Ein Wiederbelebungsprogramm für die Rüstungsproduktion
Für die deutsche Rüstungsindustrie ist der Vorstoß ein Geschenk mit Schleife. Rheinmetall und KNDS dürften bei einem Zuschlag über Jahre hinweg ausgelastet sein. Und das dürfte nicht nur den Auftragsbüchern guttun, sondern auch den Aktienkursen.
SPD-Haushaltsexperte Andreas Schwarz brachte es auf den Punkt:
„Das schafft Planungssicherheit für die Industrie.“
Gemeint ist: Wer in der Lage ist, 1.000 Leopard-Panzer zu fertigen, kann Standorte sichern – und auch politisches Kapital gewinnen.
Wohin mit den Panzern – und wem sollen sie dienen?
Doch so eindeutig wie die Jubelrufe aus Industrie und Teilen der Politik sind, so laut wird auch die Kritik. Noch ist völlig unklar, wo die Fahrzeuge stationiert werden, wie sie personell besetzt werden sollen – und welchem strategischen Zweck sie genau dienen.
In Zeiten, in denen das Pflegebudget, Bildungsinvestitionen und Rentenreformen ausgebremst werden, wirkt ein solcher Milliardenbetrag wie ein Frontalangriff auf die Prioritäten der Gesellschaft. Auch sicherheitspolitisch stellt sich die Frage: Soll die Bundeswehr sich künftig wieder auf Landes- und Bündnisverteidigung konzentrieren – oder global intervenieren?

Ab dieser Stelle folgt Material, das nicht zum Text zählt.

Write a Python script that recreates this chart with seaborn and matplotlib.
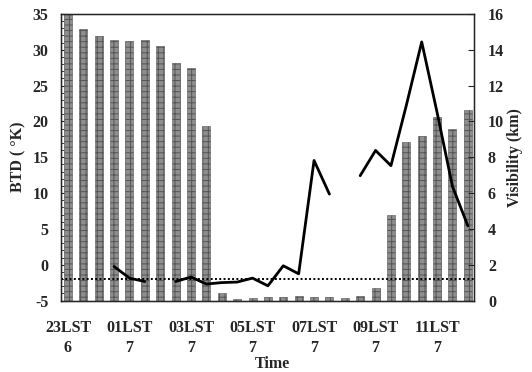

Das stille Schweigen der Regierung
Ein Sprecher des Verteidigungsministeriums wollte die Berichte bislang weder bestätigen noch dementieren. Eine Entscheidung werde „in den kommenden Wochen“ erwartet.
Übersetzt: Man sondiert intern, wie groß der Widerstand aus Zivilgesellschaft, NATO-Partnern und politischen Flügeln sein könnte. Und ob man diese Aufrüstung kommunikativ als Antwort auf die geopolitischen Entwicklungen – Ukrainekrieg, Russland, Taiwan – rechtfertigen kann.
Ein Panzer für jede politische Wetterlage?
Während andere Länder längst wieder aufrüsten – Frankreich, Polen, die USA – hatte Deutschland jahrzehntelang einen Sonderweg beschritten: wenig Material, wenig Einsatzfähigkeit, viel Symbolik.
Diese Zeiten sind offenbar vorbei. Die geplante Beschaffung wäre ein Signal an Verbündete und Gegner zugleich: Deutschland meint es ernst – und ist bereit, Milliarden dafür in die Hand zu nehmen. Ob das Land damit sicherer, handlungsfähiger oder politisch stärker wird, ist hingegen eine ganz andere Frage.